The second phase is advisory authority for selected assets. The envelope's task-acceptance and safety-margin outputs become inputs to the supervisory system and to onshore operations, but routine decisions remain procedural. During this phase, the operator integrates the envelope's evidence stream into the SEMS audit trail and into the class-survey package. Communications-degraded scenarios are exercised so that the bounded-autonomy behavior is observed under conditions short of an actual link loss. Insurer and BSEE liaison are typically engaged at this stage so that no party is surprised by the envelope's outputs once they govern operations.
The third phase is governing authority.
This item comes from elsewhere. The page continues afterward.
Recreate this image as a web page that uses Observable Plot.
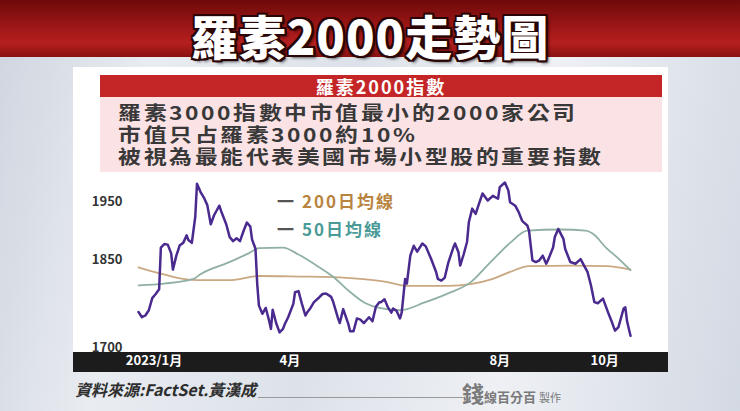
<!DOCTYPE html>
<html><head><meta charset="utf-8">
<script src="https://cdn.jsdelivr.net/npm/d3@7"></script>
<script src="https://cdn.jsdelivr.net/npm/@observablehq/plot@0.6"></script>
<style>
@font-face{font-family:"CJKTight";src:local("Noto Sans CJK TC Bold"),local("NotoSansCJKtc-Bold"),local("Noto Sans CJK TC");font-weight:700;ascent-override:88%;descent-override:14%;line-gap-override:0%;}
html,body{margin:0;padding:0;}
body{width:740px;height:411px;overflow:hidden;font-family:"Noto Sans CJK TC","Noto Sans CJK SC",sans-serif;}
#stage{position:relative;width:740px;height:411px;overflow:hidden;
  background:linear-gradient(100deg,#cfd5df 0%,#e9ecf1 20%,#dde2ea 45%,#eef0f4 70%,#d3d9e3 100%);}
.banner{position:absolute;left:0;top:0;width:740px;height:57px;
  background:linear-gradient(180deg,#6e0a0a 0%,#9c1616 45%,#b51f1f 75%,#8a1111 100%);}
.title{position:absolute;left:0;top:10px;width:740px;text-align:center;font-size:47px;line-height:50px;font-weight:900;color:#fff;letter-spacing:1px;
  text-shadow:-2px -2px 0 #2a0505,2px -2px 0 #2a0505,-2px 2px 0 #2a0505,2px 2px 0 #2a0505,0 -2px 0 #2a0505,0 2px 0 #2a0505,-2px 0 0 #2a0505,2px 0 0 #2a0505,3px 3px 3px rgba(0,0,0,.6);}
.panel{position:absolute;left:73px;top:67px;width:595px;height:286px;background:#fff;}
.hdr{position:absolute;left:100px;top:75px;width:562px;height:22px;background:#c42628;color:#fff;text-align:center;font-size:18px;line-height:22px;font-weight:700;letter-spacing:2px;}
.pink{position:absolute;left:100px;top:97px;width:562px;height:75px;background:#fbe2e5;}
.info{position:absolute;left:118px;font-family:"CJKTight","Noto Sans CJK TC",sans-serif;font-size:19px;line-height:22px;font-weight:700;color:#383838;letter-spacing:2.3px;white-space:nowrap;transform:scaleX(1.2);transform-origin:0 0;}
.axisbar{position:absolute;left:73px;top:352px;width:595px;height:20px;background:#1c1c1c;}
#chart{position:absolute;left:0;top:170px;}
.leg{position:absolute;font-size:17px;font-weight:700;line-height:20px;letter-spacing:2px;white-space:nowrap;}
.leg .dash{color:#555;margin-right:6px;}
.caption{position:absolute;left:75px;top:377px;font-size:16px;font-weight:700;font-style:italic;color:#2e2e2e;white-space:nowrap;}
.rule{position:absolute;left:258px;top:397px;width:205px;height:1px;background:#9a9a9a;}
.logo{position:absolute;left:462px;top:376px;color:#7a7a7a;white-space:nowrap;font-weight:700;}
.logo .big{font-size:22px;}
.logo .sm{font-size:13px;}
.logo .mk{font-size:11px;font-weight:400;margin-left:3px;}
</style></head>
<body>
<div id="stage">
  <div class="banner"></div>
  <div class="title">羅素2000走勢圖</div>
  <div class="panel"></div>
  <div class="hdr">羅素2000指數</div>
  <div class="pink"></div>
  <div class="info" style="top:102px">羅素3000指數中市值最小的2000家公司</div>
  <div class="info" style="top:124px">市值只占羅素3000約10%</div>
  <div class="info" style="top:146px">被視為最能代表美國市場小型股的重要指數</div>
  <div class="axisbar"></div>
  <div id="chart"></div>
  <div class="leg" style="left:277px;top:191px;color:#b9843f"><span class="dash">一</span>200日均線</div>
  <div class="leg" style="left:277px;top:219px;color:#4a9a98"><span class="dash">一</span>50日均線</div>
  <div class="caption">資料來源:FactSet.黃漢成</div>
  <div class="rule"></div>
  <div class="logo"><span class="big">錢</span><span class="sm">線百分百</span><span class="mk">製作</span></div>
</div>
<script>
// Russell 2000 index
const priceDates = ["2023-01-03","2023-01-05","2023-01-07","2023-01-09","2023-01-11","2023-01-13","2023-01-15","2023-01-16","2023-01-18","2023-01-20","2023-01-22","2023-01-23","2023-01-25","2023-01-27","2023-01-29","2023-01-31","2023-02-01","2023-02-03","2023-02-05","2023-02-06","2023-02-08","2023-02-10","2023-02-12","2023-02-14","2023-02-16","2023-02-19","2023-02-20","2023-02-23","2023-02-25","2023-02-27","2023-03-01","2023-03-03","2023-03-05","2023-03-07","2023-03-09","2023-03-10","2023-03-12","2023-03-13","2023-03-14","2023-03-16","2023-03-18","2023-03-20","2023-03-21","2023-03-22","2023-03-24","2023-03-26","2023-03-28","2023-03-29","2023-03-31","2023-04-03","2023-04-04","2023-04-06","2023-04-08","2023-04-10","2023-04-11","2023-04-13","2023-04-15","2023-04-18","2023-04-20","2023-04-22","2023-04-25","2023-04-26","2023-04-29","2023-04-30","2023-05-02","2023-05-05","2023-05-06","2023-05-08","2023-05-10","2023-05-12","2023-05-14","2023-05-17","2023-05-19","2023-05-21","2023-05-23","2023-05-24","2023-05-26","2023-05-28","2023-05-30","2023-05-31","2023-06-02","2023-06-04","2023-06-05","2023-06-07","2023-06-08","2023-06-10","2023-06-12","2023-06-14","2023-06-17","2023-06-19","2023-06-22","2023-06-25","2023-06-26","2023-06-28","2023-06-30","2023-07-02","2023-07-05","2023-07-06","2023-07-08","2023-07-09","2023-07-11","2023-07-13","2023-07-14","2023-07-16","2023-07-18","2023-07-20","2023-07-22","2023-07-25","2023-07-28","2023-07-31","2023-08-01","2023-08-04","2023-08-06","2023-08-07","2023-08-10","2023-08-12","2023-08-14","2023-08-17","2023-08-18","2023-08-20","2023-08-22","2023-08-24","2023-08-26","2023-08-28","2023-08-29","2023-09-01","2023-09-02","2023-09-04","2023-09-07","2023-09-08","2023-09-11","2023-09-14","2023-09-17","2023-09-19","2023-09-21","2023-09-23","2023-09-25","2023-09-27","2023-09-30","2023-10-03","2023-10-05","2023-10-07","2023-10-09","2023-10-12","2023-10-13","2023-10-14","2023-10-16"];
const priceValues = [1761,1752,1755,1764,1785,1792,1800,1872,1878,1877,1862,1834,1858,1876,1880,1893,1885,1880,1925,1982,1968,1958,1945,1912,1928,1944,1935,1912,1890,1883,1888,1883,1900,1915,1908,1886,1870,1810,1772,1758,1768,1745,1732,1765,1742,1726,1732,1740,1752,1775,1795,1797,1775,1755,1760,1768,1778,1786,1792,1793,1787,1780,1750,1742,1766,1740,1728,1728,1750,1748,1742,1752,1745,1770,1778,1778,1783,1769,1760,1767,1763,1750,1760,1818,1810,1858,1875,1865,1879,1874,1853,1830,1818,1815,1820,1845,1872,1879,1864,1841,1860,1882,1915,1939,1930,1948,1965,1953,1961,1956,1976,1984,1970,1950,1944,1933,1918,1910,1901,1850,1847,1850,1858,1844,1850,1872,1890,1904,1887,1870,1847,1844,1852,1841,1830,1807,1778,1776,1784,1760,1745,1729,1735,1767,1769,1745,1720];
// 200-day moving average
const ma200Dates = ["2023-01-03","2023-01-12","2023-01-20","2023-01-27","2023-02-06","2023-02-25","2023-03-14","2023-04-07","2023-04-25","2023-05-12","2023-05-27","2023-06-08","2023-07-02","2023-07-15","2023-07-28","2023-08-07","2023-08-18","2023-09-12","2023-10-02","2023-10-16"];
const ma200Values = [1838,1830,1824,1819,1816,1816,1823,1822,1821,1818,1813,1806,1806,1809,1818,1830,1840,1841,1840,1834];
// 50-day moving average
const ma50Dates = ["2023-01-03","2023-01-18","2023-02-04","2023-02-08","2023-02-24","2023-03-08","2023-03-14","2023-03-28","2023-04-06","2023-04-16","2023-04-26","2023-05-05","2023-05-15","2023-05-23","2023-06-04","2023-06-18","2023-07-02","2023-07-15","2023-07-27","2023-08-07","2023-08-17","2023-09-05","2023-09-20","2023-09-24","2023-10-02","2023-10-09","2023-10-16"];
const ma50Values = [1807,1810,1818,1826,1846,1862,1871,1872,1860,1842,1822,1798,1776,1768,1764,1777,1793,1812,1848,1880,1901,1903,1901,1896,1871,1853,1833];
// axes
const yTicks = [1700, 1850, 1950];
const xTickDates = ["2023-01-12","2023-04-01","2023-08-01","2023-10-01"];
const xTickLabels = ["2023/1月","4月","8月","10月"];

const toSeries = (ds, vs) => ds.map((d, i) => ({date: new Date(d + "T00:00:00Z"), value: vs[i]}));
const price = toSeries(priceDates, priceValues);
const ma200 = toSeries(ma200Dates, ma200Values);
const ma50 = toSeries(ma50Dates, ma50Values);
const tickMap = new Map(xTickDates.map((d, i) => [+new Date(d + "T00:00:00Z"), xTickLabels[i]]));

const chart = Plot.plot({
  width: 740, height: 203,
  marginLeft: 138, marginRight: 110, marginTop: 5, marginBottom: 21,
  style: {background: "transparent", fontFamily: "'Noto Sans CJK TC', sans-serif", overflow: "visible"},
  x: {type: "utc", domain: [new Date("2023-01-03T00:00:00Z"), new Date("2023-10-16T00:00:00Z")]},
  y: {domain: [1691.3, 1996]},
  marks: [
    Plot.axisY({ticks: yTicks, tickFormat: d => String(d), tickSize: 0, tickPadding: 16, label: null, fontSize: 13, fontWeight: "bold", fill: "#333"}),
    Plot.axisX({ticks: xTickDates.map(d => new Date(d + "T00:00:00Z")), tickFormat: d => tickMap.get(+d), tickSize: 0, tickPadding: 3, label: null, fontSize: 13, fontWeight: "bold", fill: "#fff"}),
    Plot.line(ma200, {x: "date", y: "value", stroke: "#c9a882", strokeWidth: 1.8, curve: "monotone-x"}),
    Plot.line(ma50, {x: "date", y: "value", stroke: "#8fb0a3", strokeWidth: 1.8, curve: "monotone-x"}),
    Plot.line(price, {x: "date", y: "value", stroke: "#4a2a8e", strokeWidth: 2.5, strokeLinejoin: "round"})
  ]
});
document.getElementById("chart").appendChild(chart);
</script>
</body></html>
The envelope governs task acceptance and safety margins for designated autonomous assets, with override available only through a documented procedure that itself is captured in the envelope's evidence stream. At this stage the capability primitive is part of the operator's SEMS program, cited in BOEM plans, surfaced to BSEE and USCG inspectors, and reviewed at each class survey. For offshore energy operators, this phased pathway transforms remote autonomous operations from conservative pre-programmed systems that frequently stop for conditions within their actual capability into adaptive systems that operate safely across a wider range of conditions while maintaining structural awareness of their actual limits, and it does so within the regulatory stack the operator already lives inside.